Ces quelques lignes sont extraites de la deuxième partie du manuscrit; la première partie elle, consistant en des extraits tirés du chapitre coranique, Al-Mulk.
L’autobiographie d’Omar Ibn Said n’est pas le seul texte qu’il ait écrit. Il existe d’autres manuscrits (13 connus) qui ont survécu parmi lesquels celui qu’il rédigea en premier en 1819 et dans lequel il exprima son désir de rentrer chez lui : Je veux être aperçu en Afrique dans un endroit du fleuve nommé Kaba. Ce texte est traduit par le professeur John Hunwick dans l’ouvrage d’Alryyes. Le dernier texte d’Omar, rédigé en 1857, est une reprise du chapitre coranique Al-Nasr.
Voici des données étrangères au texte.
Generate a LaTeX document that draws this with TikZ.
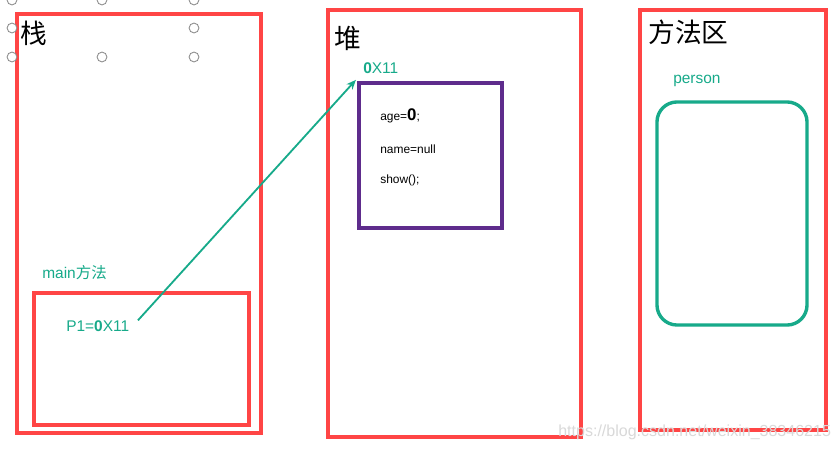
\documentclass[tikz,border=0pt]{standalone}
\usepackage{fontspec}
\setmainfont{Liberation Sans}
\newfontfamily\cjk{Noto Sans CJK SC}
\usepackage{xcolor}
\usetikzlibrary{arrows.meta, positioning, shadows}
\definecolor{MEM_RED}{HTML}{FF4545}
\definecolor{MEM_GREEN}{HTML}{17AA8A}
\definecolor{MEM_PURPLE}{HTML}{5E2C8C}
\definecolor{MEM_GRAY}{HTML}{8A8A8A}
\tikzset{
  area/.style={
    rectangle, draw=MEM_RED, line width=2.4pt, fill=white,
    drop shadow={shadow xshift=0.8pt, shadow yshift=-0.8pt, opacity=0.2}},
  objbox/.style={
    rectangle, draw=MEM_PURPLE, line width=2.4pt, fill=white,
    drop shadow={shadow xshift=0.8pt, shadow yshift=-0.8pt, opacity=0.2}},
  classbox/.style={
    rectangle, rounded corners=0.5cm, draw=MEM_GREEN, line width=2.4pt, fill=white,
    drop shadow={shadow xshift=0.8pt, shadow yshift=-0.8pt, opacity=0.2}},
  title/.style={anchor=west, inner sep=0pt, font=\cjk\fontsize{19}{22}\selectfont},
  glabel/.style={anchor=west, inner sep=0pt, text=MEM_GREEN, font=\fontsize{11}{13}\selectfont},
  field/.style={anchor=west, inner sep=0pt, font=\fontsize{8.5}{10}\selectfont},
  handle/.style={circle, draw=MEM_GRAY, fill=white, minimum size=7pt, inner sep=0pt, line width=0.6pt},
  ref/.style={-{Stealth[length=2.4mm,width=2mm]}, line width=1.3pt, color=MEM_GREEN},
}

\begin{document}
\begin{tikzpicture}[x=0.025cm, y=-0.025cm]

  \useasboundingbox[fill=white] (0,0) rectangle (840,451);

  % stack
  \node[area, minimum width=6.1cm, minimum height=10.475cm] (stack) at (139,223.5) {};
  \node[area, minimum width=5.375cm, minimum height=3.3cm] (mainfr) at (141.5,359) {};
  \node[title] (stacklbl) at (20,33) {栈};
  \node[glabel] (mainlbl) at (42,273) {main{\cjk 方法}};
  \node[glabel] (p1) at (66,326) {P1=\textbf{0}X11};

  % heap
  \node[area, minimum width=6.325cm, minimum height=10.675cm] (heap) at (454.5,223.5) {};
  \node[title] (heaplbl) at (334,38) {堆};
  \node[glabel] (addr) at (363,68) {\textbf{0}X11};
  \node[objbox, minimum width=3.575cm, minimum height=3.625cm] (obj) at (430.5,155.5) {};
  \node[field] (age) at (380,116) {age=\textbf{\large 0};};
  \node[field] (name) at (380,149) {name=null};
  \node[field] (show) at (380,180) {show();};

  % method area
  \node[area, minimum width=4.65cm, minimum height=10.5cm] (method) at (733,220) {};
  \node[title] (methodlbl) at (648,32) {方法区};
  \node[glabel] (personlbl) at (673,81) {person};
  \node[classbox, minimum width=3.75cm, minimum height=5.575cm] (person) at (732,213.5) {};

  % selection handles
  \foreach \hx/\hy [count=\i] in {12/0, 102/0, 194/0, 12/28, 194/28, 12/57, 102/57, 194/57}
    \node[handle] (h\i) at (\hx,\hy) {};

  \draw[ref] ([xshift=6pt,yshift=4pt]p1.east) -- ([xshift=-1pt,yshift=1pt]obj.north west);

  \node[anchor=west, inner sep=0pt, text=gray!30, font=\fontsize{11.4}{13}\selectfont] (wm) at (558,432)
    {https://blog.csdn.net/weixin\_38346215};

\end{tikzpicture}
\end{document}
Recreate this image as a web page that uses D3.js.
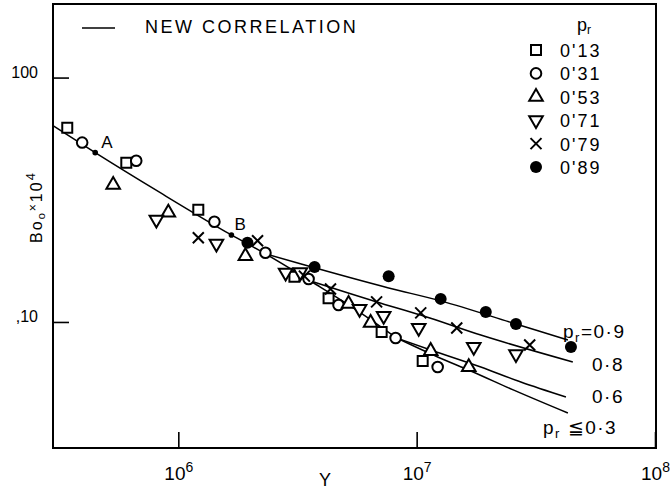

Beaucoup d’intellectuels, ethnologues et missionnaires s’étaient intéressés à l’autobiographie d’Omar Ibn Said dès sa parution et au cours des années qui ont suivi. Le regain d’intérêt actuel auquel ont contribué des études telles celles de Sylviane Diouf (Voir son Servants of Allah: African Muslims Enslaved in the Americas), ne peut être que bénéfique pour la recherche historique sur les esclaves musulmans déportés en Amérique qui, selon les statistiques, comptent pour 10% sur le nombre total d’esclaves.
L’histoire d’Omar Ibn Said démontre, par ailleurs, l’importance de l’acquisition du savoir. Si Omar a perdu famille, amis et biens matériels, il lui restait cette instruction obtenue à force de pérégrinations (jawalân) chez différents maîtres, comme c’était d’usage durant cette époque dans la zone sénégalo-mauritanienne. C’est ce bien précieux qui a fait de lui un personnage historique important dans la littérature américaine et dans l’histoire universelle.